Voice Service Technical Specifications
1. Introduction
Facephi Voice Service is a C++ REST API service to which you can send audio files to be processed and get the result of the voice recognition process. The service offers an endpoint to enroll a new voice, and another one to authenticate a voice.
2. Hardware requirements
| Minimum requirement | Recommended requirement | |
|---|---|---|
| CPU | 2 cores supporting SSE4.2 instructions set extension, >=2GHz | 16 cores, AVX2 ISA support |
| RAM | 4 Gb | 8 Gb |
| Disk | 4 Gb | SSD 4 Gb |
| Network | 100 Mbps | 1 Gbps |
3. Software requirements
- Linux x86_64 (Ubuntu 24.04 or higher) with Docker 24.0 or higher.
or
- Windows 10 x64 with Docker 24.0 or higher.
4. Enrollment requirements
Three recordings of the same user pronouncing a secret phrase are required, which must meet the following minimum requirements:
| Minimum requirements for enrollment | Values |
|---|---|
| Audio length | > 700 ms |
| Speech relative length (*) | > 0.55 |
| Signal to noise ratio (SNR) (**) | > 8 dB |
() Speech Relative Length = Speech Duration / Audio Duration_
_(*) Our recommended speaker distance is 30cm- a natural distance using a hand-held device
There should only be one person speaking during the recording. To verify that the enrollment was carried out by a single person, the individual biometric templates created from the three recordings are compared.
| Minimum requirements for enrollment | Threshold |
|---|---|
| If the probability of a match is less than the similarity threshold, the record is rejected and a new recording is requested. | 0.55 |
5. Authentication requirements
| Minimum requirements for authentication | Values |
|---|---|
| Audio length | > 700 ms |
| Speech relative length | > 0.55 |
| Signal to noise ratio (SNR) | > 3 dB |
6. Metrics
There are two common channels in which voice biometric validation is applied, through microphones or telephone lines.
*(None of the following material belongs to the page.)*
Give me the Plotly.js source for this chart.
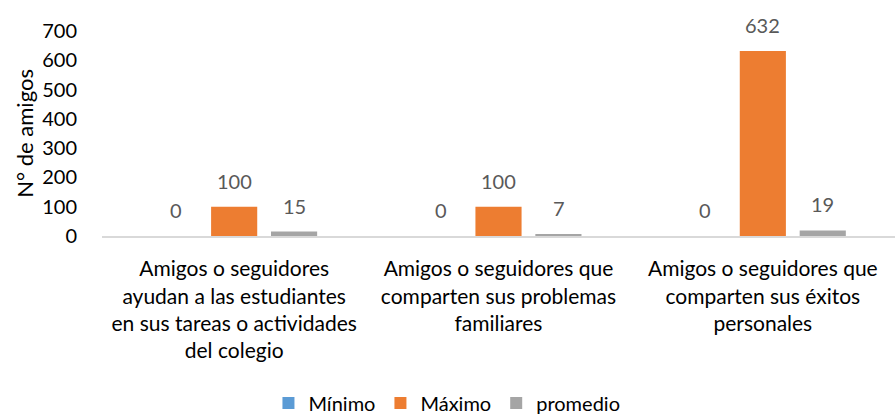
<!DOCTYPE html>
<html><head><meta charset="utf-8">
<script src="https://cdn.plot.ly/plotly-3.0.1.min.js"></script>
<style>html,body{margin:0;padding:0;background:#fff}</style>
</head><body><div id="chart" style="width:895px;height:416px"></div>
<script>
const categories = [
  "Amigos o seguidores<br>ayudan a las estudiantes<br>en sus tareas o actividades<br>del colegio",
  "Amigos o seguidores que<br>comparten sus problemas<br>familiares",
  "Amigos o seguidores que<br>comparten sus éxitos<br>personales"
];
const seriesNames = ["Mínimo", "Máximo", "promedio"];
const minimo = [0, 0, 0];
const maximo = [100, 100, 632];
const promedio = [15, 7, 19];
const colors = ["#5B9BD5", "#ED7D31", "#A5A5A5"];
const yTitle = "N° de amigos";
const allSeries = [minimo, maximo, promedio];
const FONT = "Lato, 'Liberation Sans', sans-serif";

const traces = allSeries.map((vals, i) => ({
  type: 'bar', name: seriesNames[i], x: categories, y: vals,
  marker: {color: colors[i]}, hoverinfo: 'none'
}));

const shifts = [-58, 0, 60];
const annotations = [];
allSeries.forEach((vals, i) => {
  vals.forEach((v, j) => {
    annotations.push({
      x: categories[j], y: v, xref: 'x', yref: 'y', text: String(v),
      showarrow: false, xshift: shifts[i], yanchor: 'bottom', yshift: 12,
      font: {family: FONT, size: 20, color: '#595959'}
    });
  });
});
annotations.push({
  xref: 'paper', yref: 'paper', x: -0.098, y: 0.5, text: yTitle, textangle: -90,
  showarrow: false, xanchor: 'center', yanchor: 'middle',
  font: {family: FONT, size: 22, color: '#000'}
});

const layout = {
  width: 895, height: 416,
  margin: {l: 102, r: 0, t: 31, b: 180, autoexpand: false},
  paper_bgcolor: '#fff', plot_bgcolor: '#fff',
  font: {family: FONT, size: 20, color: '#000'},
  barmode: 'group', bargap: 0.32, bargroupgap: 0.23,
  showlegend: true,
  legend: {orientation: 'h', x: 0.435, xanchor: 'center',
           y: -0.815, yanchor: 'middle', font: {family: FONT, size: 20, color: '#000'},
           tracegroupgap: 0},
  xaxis: {type: 'category', showline: true, linecolor: '#D9D9D9', linewidth: 2,
          tickangle: 0, automargin: false,
          ticks: 'outside', ticklen: 13, tickcolor: 'rgba(0,0,0,0)',
          tickfont: {family: FONT, size: 21, color: '#000'}, fixedrange: true},
  yaxis: {range: [0, 700], dtick: 100, showgrid: false, zeroline: false, showline: false,
          automargin: false,
          ticks: 'outside', ticklen: 20, tickcolor: 'rgba(0,0,0,0)',
          tickfont: {family: FONT, size: 20, color: '#000'}},
  annotations: annotations
};
Plotly.newPlot('chart', traces, layout, {staticPlot: true, displayModeBar: false});
</script></body></html>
Extracted metrics for microphone use case (new version noctua).
| Threshold | FAR (%) | FRR (%) |
|---|---|---|
| 0.5 | 0.17 | 3.32 |
Extracted metrics for telephone use case.
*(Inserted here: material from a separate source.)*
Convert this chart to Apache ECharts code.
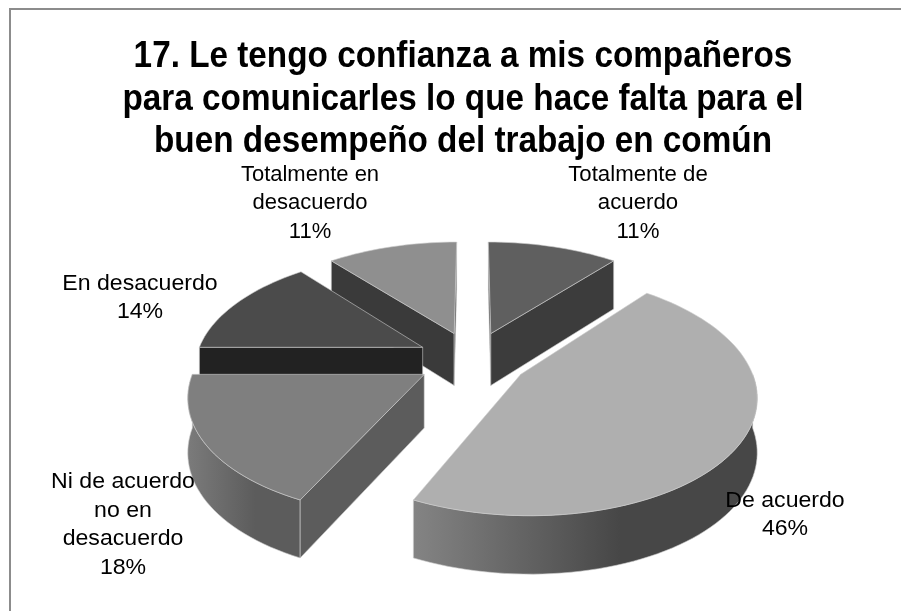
<!DOCTYPE html>
<html>
<head>
<meta charset="utf-8">
<style>
  html, body { margin: 0; padding: 0; background: #fff; }
  #main { width: 901px; height: 611px; }
</style>
<script src="https://cdn.jsdelivr.net/npm/echarts@6/dist/echarts.min.js"></script>
</head>
<body>
<div id="main"></div>
<script>
var chartTitle = "17. Le tengo confianza a mis compañeros\npara comunicarles lo que hace falta para el\nbuen desempeño del trabajo en común";
var categories = ["Totalmente de\nacuerdo", "De acuerdo", "Ni de acuerdo\nno en\ndesacuerdo", "En desacuerdo", "Totalmente en\ndesacuerdo"];
var values = [11, 46, 18, 14, 11];

// colours per slice: top, side facing the viewer, rim gradient
var topColors = ["#5f5f5f", "#afafaf", "#7f7f7f", "#4b4b4b", "#8f8f8f"];
var faceColors = ["#3c3c3c", "#555555", "#5c5c5c", "#222222", "#3a3a3a"];
var rimColors = [
  ["#555555", "#555555"],
  ["#848484", "#474747"],
  ["#7b7b7b", "#5c5c5c"],
  ["#222222", "#222222"],
  ["#555555", "#555555"]
];
var labelAnchors = [[638, 203], [785, 515], [123, 525], [140, 298], [310, 203]];
var labelStretch = [1.01, 1.05, 1.05, 1.05, 1];
// back slices first so the front ones cover them
var drawOrder = [0, 4, 3, 2, 1];

// fake 3d camera, fitted by eye to the picture
var cx = 472.5, cy = 359;
var radius = 227, explode = 56, tilt = 0.5, persp = 0.0007, height = 53;

function project(x, y, z) {
  var d = 1 - persp * y;
  return [cx + x / d, cy + tilt * y / d + z * height * (1 + 0.0004 * y)];
}

function polar(deg, r, ox, oy) {
  var a = deg * Math.PI / 180;
  return [ox + r * Math.sin(a), oy - r * Math.cos(a)];
}

var total = values.reduce(function (s, v) { return s + v; }, 0);
var starts = [];
values.reduce(function (s, v, i) {
  starts[i] = s;
  return s + v;
}, 0);

function renderSlice(params, api) {
  var i = api.value(0);
  var from = echarts.number.linearMap(starts[i], [0, total], [0, 360]);
  var to = echarts.number.linearMap(starts[i] + api.value(1), [0, total], [0, 360]);
  var off = polar((from + to) / 2, explode, 0, 0);
  var kids = [];

  function edge(deg, z) {
    var p = polar(deg, radius, off[0], off[1]);
    return project(p[0], p[1], z);
  }
  function apex(z) {
    return project(off[0], off[1], z);
  }
  function arc(a, b, z) {
    var pts = [];
    var n = Math.max(2, Math.ceil(Math.abs(b - a) / 2));
    for (var k = 0; k <= n; k++) {
      pts.push(edge(a + (b - a) * k / n, z));
    }
    return pts;
  }
  function poly(points, fill) {
    kids.push({
      type: "polygon",
      shape: { points: points },
      style: { fill: fill, stroke: "rgba(205,205,205,0.75)", lineWidth: 0.8 }
    });
  }

  // rim, only the part turned to the viewer
  var r0 = Math.max(from, 90), r1 = Math.min(to, 270);
  if (r1 > r0) {
    var rim = arc(r0, r1, 0).concat(arc(r1, r0, 1));
    poly(rim, {
      type: "linear", x: 0, y: 0, x2: 1, y2: 0,
      colorStops: [
        { offset: 0, color: rimColors[i][0] },
        { offset: 0.6, color: rimColors[i][1] },
        { offset: 1, color: rimColors[i][1] }
      ]
    });
  }
  // cut faces
  if (-Math.sin(from * Math.PI / 180) >= -1e-6) {
    poly([apex(0), edge(from, 0), edge(from, 1), apex(1)], faceColors[i]);
  }
  if (Math.sin(to * Math.PI / 180) >= -1e-6) {
    poly([apex(0), edge(to, 0), edge(to, 1), apex(1)], faceColors[i]);
  }
  // top
  poly([apex(0)].concat(arc(from, to, 0)), topColors[i]);
  return { type: "group", children: kids };
}

function renderLabel(params, api) {
  var i = api.value(0);
  return {
    type: "text",
    x: labelAnchors[i][0],
    y: labelAnchors[i][1],
    scaleX: labelStretch[i],
    style: {
      text: categories[i] + "\n" + api.value(1) + "%",
      fill: "#000",
      font: '22px "Liberation Sans"',
      lineHeight: 28.5,
      align: "center",
      verticalAlign: "middle"
    }
  };
}

var chart = echarts.init(document.getElementById("main"), null, { renderer: "canvas" });
var sliceData = drawOrder.map(function (i) { return [i, values[i]]; });
chart.setOption({
  animation: false,
  backgroundColor: "#fff",
  graphic: [
    {
      type: "group",
      silent: true,
      children: [
        { type: "line", shape: { x1: 9, y1: 9, x2: 901, y2: 9 }, style: { stroke: "#8c8c8c", lineWidth: 2 } },
        { type: "line", shape: { x1: 10, y1: 8, x2: 10, y2: 611 }, style: { stroke: "#8c8c8c", lineWidth: 2 } }
      ]
    },
    {
      type: "text",
      x: 463,
      y: 100,
      scaleX: 0.925,
      silent: true,
      style: {
        text: chartTitle,
        fill: "#000",
        font: 'bold 36px "Liberation Sans"',
        lineHeight: 42.5,
        align: "center",
        verticalAlign: "middle"
      }
    }
  ],
  series: [
    { type: "custom", coordinateSystem: "none", renderItem: renderSlice, data: sliceData, silent: true },
    { type: "custom", coordinateSystem: "none", renderItem: renderLabel, data: sliceData, silent: true, z: 5 }
  ]
});
</script>
</body>
</html>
| Threshold | FAR (%) | FRR (%) |
|---|---|---|
| 0.5 | 1 | 9.12 |
FAR (False Acceptance Rate) is the probability that the system will incorrectly accept an impostor as a legitimate user.
FRR (False Rejection Rate) is the probability that the system will incorrectly reject a legitimate user.
7. Liveness detection
| Minimum requirements for liveness detection | Values |
|---|---|
| Voice Speech Length for Replay Attack Detection | > 1000 ms |
| Voice Speech Length for Voice Clone Attack Detection | > 3000 ms |
| Signal to noise ratio (SNR) | > 10 dB |
| Recommended thresholds for liveness detection | Threshold |
|---|---|
| Liveness validation will be considered successful when the value is higher than the threshold. | 0.5 |